Deve essere avanguardia nella salvaguardia della nostra identità, intesa in senso dinamico, che non si limiti cioè a certo antiquariato tradizionalista che rischia di rinchiudersi nella torre d’avorio della propria purezza, ma renda attuale il deposito millenario tradizionale che riposa nel sottosuolo valoriale di questa terra antichissima e gloriosa.
Deve essere avanguardia nella politica, ritrovando nella prudenza e nello stile che ci ha sempre caratterizzato la forza della propria identità, compatta ed unita nel perseguire un comune obiettivo, senza perdere un momento di vista gli errori che possono essere stati commessi, e che saranno inevitabilmente commessi, senza però correre il rischio distruttivo di trasformarli in perenni capi di imputazione, con l’evidente conseguenza di rincorrere i modelli del Partito Democratico, in cui permane evidentissimo un insostenibile clima da notte dei lunghi coltelli.

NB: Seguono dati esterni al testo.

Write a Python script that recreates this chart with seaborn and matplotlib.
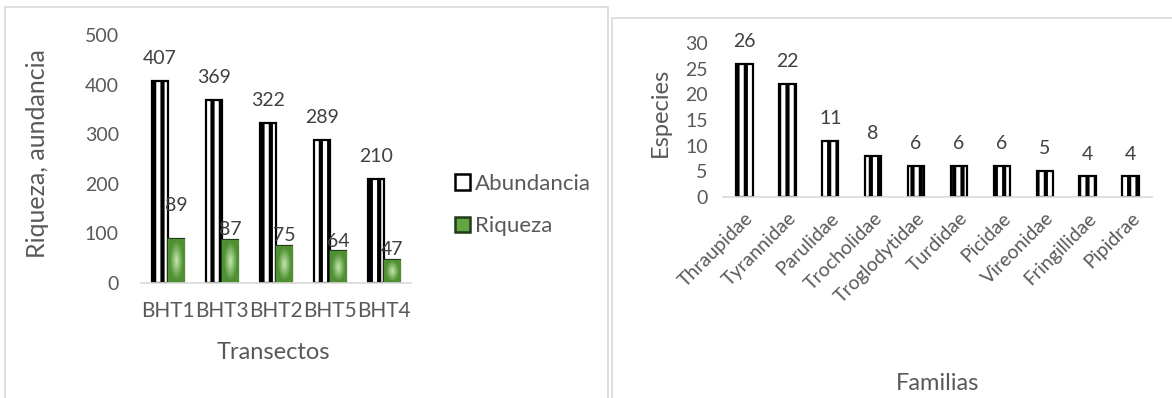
import numpy as np
import pandas as pd
import matplotlib
matplotlib.use("Agg")
import matplotlib.pyplot as plt
from matplotlib.patches import Rectangle, Patch
import seaborn as sns

# Datos: transectos
transectos = ["BHT1", "BHT3", "BHT2", "BHT5", "BHT4"]
abundancia = [407, 369, 322, 289, 210]
riqueza = [89, 87, 75, 64, 47]

# Datos: familias
familias = ["Thraupidae", "Tyrannidae", "Parulidae", "Trocholidae", "Troglodytidae",
            "Turdidae", "Picidae", "Vireonidae", "Fringillidae", "Pipidrae"]
especies = [26, 22, 11, 8, 6, 6, 6, 5, 4, 4]

sns.set_theme(style="white")
plt.rcParams["font.family"] = ["Lato", "DejaVu Sans"]
plt.rcParams["hatch.linewidth"] = 3.0
plt.rcParams["hatch.color"] = "black"

TXT = "#595959"
LBL = "#404040"
AXC = "#d9d9d9"

W, H = 1172, 398
fig = plt.figure(figsize=(W / 100, H / 100), dpi=100)
fig.patch.set_facecolor("white")


def fr(x0, y_top, x1, y_bot):
    return [x0 / W, 1 - y_bot / H, (x1 - x0) / W, (y_bot - y_top) / H]


# Marcos de los dos gráficos
fig.add_artist(Rectangle((5 / W, -0.05), (608 - 5) / W, 1.05 - 7 / H,
                         transform=fig.transFigure, fill=False, ec=AXC, lw=1.2))
fig.add_artist(Rectangle((612 / W, -0.05), 1.0, 1.05 - 18 / H,
                         transform=fig.transFigure, fill=False, ec=AXC, lw=1.2))


def style_axes(ax):
    for s in ["top", "right", "left"]:
        ax.spines[s].set_visible(False)
    ax.spines["bottom"].set_color(AXC)
    ax.spines["bottom"].set_linewidth(1.2)
    ax.tick_params(length=0, colors=TXT)
    ax.grid(False)
    ax.set_facecolor("none")


def gradient_fill(ax, bar, inner, outer):
    x0, y0 = bar.get_x(), bar.get_y()
    w, h = bar.get_width(), bar.get_height()
    yy, xx = np.mgrid[-1:1:60j, -1:1:30j]
    r = np.clip(np.sqrt(xx ** 2 + (yy * 0.9) ** 2) * 1.25, 0, 1)
    inner = np.array(matplotlib.colors.to_rgb(inner))
    outer = np.array(matplotlib.colors.to_rgb(outer))
    img = inner[None, None, :] * (1 - r[..., None]) + outer[None, None, :] * r[..., None]
    im = ax.imshow(img, extent=[x0, x0 + w, y0, y0 + h], aspect="auto",
                   origin="lower", zorder=bar.get_zorder() + 0.1, interpolation="bilinear")
    im.set_clip_path(bar)


# ---- Gráfico izquierdo: abundancia y riqueza por transecto ----
ax1 = fig.add_axes(fr(141, 35, 411, 283))
df1 = pd.DataFrame({
    "Transecto": transectos * 2,
    "Valor": abundancia + riqueza,
    "Serie": ["Abundancia"] * len(transectos) + ["Riqueza"] * len(transectos),
})
sns.barplot(data=df1, x="Transecto", y="Valor", hue="Serie", ax=ax1,
            width=0.6, gap=0, legend=False, errorbar=None)
style_axes(ax1)
ax1.set_yticks([0, 100, 200, 300, 400, 500])
ax1.tick_params(axis="y", pad=16, labelsize=14)
ax1.tick_params(axis="x", pad=13, labelsize=15)

ab_bars, ri_bars = ax1.containers[0], ax1.containers[1]
for b in ab_bars:
    b.set_facecolor("white")
    b.set_edgecolor("black")
    b.set_linewidth(1.6)
    b.set_hatch("||")
for b in ri_bars:
    b.set_facecolor("#62a543")
    b.set_edgecolor("#22391a")
    b.set_linewidth(1.6)
    gradient_fill(ax1, b, "#c6e8b0", "#4f9032")
ax1.set_ylim(0, 500)
ax1.set_xlim(-0.5, len(transectos) - 0.5)

for b, v in zip(ab_bars, abundancia):
    ax1.annotate(f"{v}", (b.get_x() + b.get_width() / 2, v), xytext=(0, 10),
                 textcoords="offset points", ha="center", va="bottom",
                 fontsize=14, color=LBL)
ri_offsets = [18, 1, 1, 1, 1]
for b, v, dy in zip(ri_bars, riqueza, ri_offsets):
    ax1.annotate(f"{v}", (b.get_x() + b.get_width() / 2, v), xytext=(0, dy),
                 textcoords="offset points", ha="center", va="bottom",
                 fontsize=14, color=LBL, zorder=1)

ax1.set_xlabel("Transectos", fontsize=17, color=TXT)
ax1.set_ylabel("Riqueza, aundancia", fontsize=18, color=TXT)
ax1.xaxis.set_label_coords(0.49, -0.28)
ax1.xaxis.label.set_va("center")
ax1.yaxis.set_label_coords(-0.385, 0.52)
ax1.yaxis.label.set_va("center")

handles = [Patch(facecolor="white", edgecolor="black", linewidth=1.8),
           Patch(facecolor="#62a543", edgecolor="#22391a", linewidth=1.8)]
fig.legend(handles, ["Abundancia", "Riqueza"], loc="center left",
           bbox_to_anchor=(446 / W, 1 - 205 / H), frameon=False, fontsize=16,
           labelcolor=TXT, handlelength=0.7, handleheight=0.7,
           handletextpad=0.2, labelspacing=1.0, borderaxespad=0)

# ---- Gráfico derecho: especies por familia ----
ax2 = fig.add_axes(fr(723, 43, 1152, 197))
df2 = pd.DataFrame({"Familia": familias, "Especies": especies})
sns.barplot(data=df2, x="Familia", y="Especies", ax=ax2, width=0.38,
            color="white", errorbar=None)
style_axes(ax2)
for b in ax2.containers[0]:
    b.set_facecolor("white")
    b.set_edgecolor("black")
    b.set_linewidth(1.6)
    b.set_hatch("||")
ax2.set_ylim(0, 30)
ax2.set_xlim(-0.5, len(familias) - 0.5)
ax2.set_yticks([0, 5, 10, 15, 20, 25, 30])
ax2.tick_params(axis="y", pad=11, labelsize=14)
ax2.tick_params(axis="x", pad=9, labelsize=14)
for lab in ax2.get_xticklabels():
    lab.set_rotation(45)
    lab.set_ha("right")
    lab.set_rotation_mode("anchor")
    lab.set_va("top")

for b, v in zip(ax2.containers[0], especies):
    ax2.annotate(f"{v}", (b.get_x() + b.get_width() / 2, v), xytext=(0, 10),
                 textcoords="offset points", ha="center", va="bottom",
                 fontsize=14, color=LBL)

ax2.set_xlabel("Familias", fontsize=17, color=TXT)
ax2.set_ylabel("Especies", fontsize=17, color=TXT)
ax2.xaxis.set_label_coords(0.5, -1.21)
ax2.xaxis.label.set_va("center")
ax2.yaxis.set_label_coords(-0.147, 0.55)
ax2.yaxis.label.set_va("center")

fig.savefig("out.png", dpi=100, facecolor="white")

Queste, banalizzandole e semplificandole forse fin troppo, e mi scuso con i lettori per questo, possono essere alcune chiavi di lettura che, partendo dall’analisi del nostro microcosmo politico, possono essere applicate al macrocosmo globale che ci è sempre più col fiato sul collo, e darci lo spunto per lavorare insieme, per fare meglio.
Questo è l’ultimo treno che ci è concesso prendere, e dobbiamo per questo avere l’accortezza di non farlo deragliare, perché, dopo questo, c’è solo il disastro.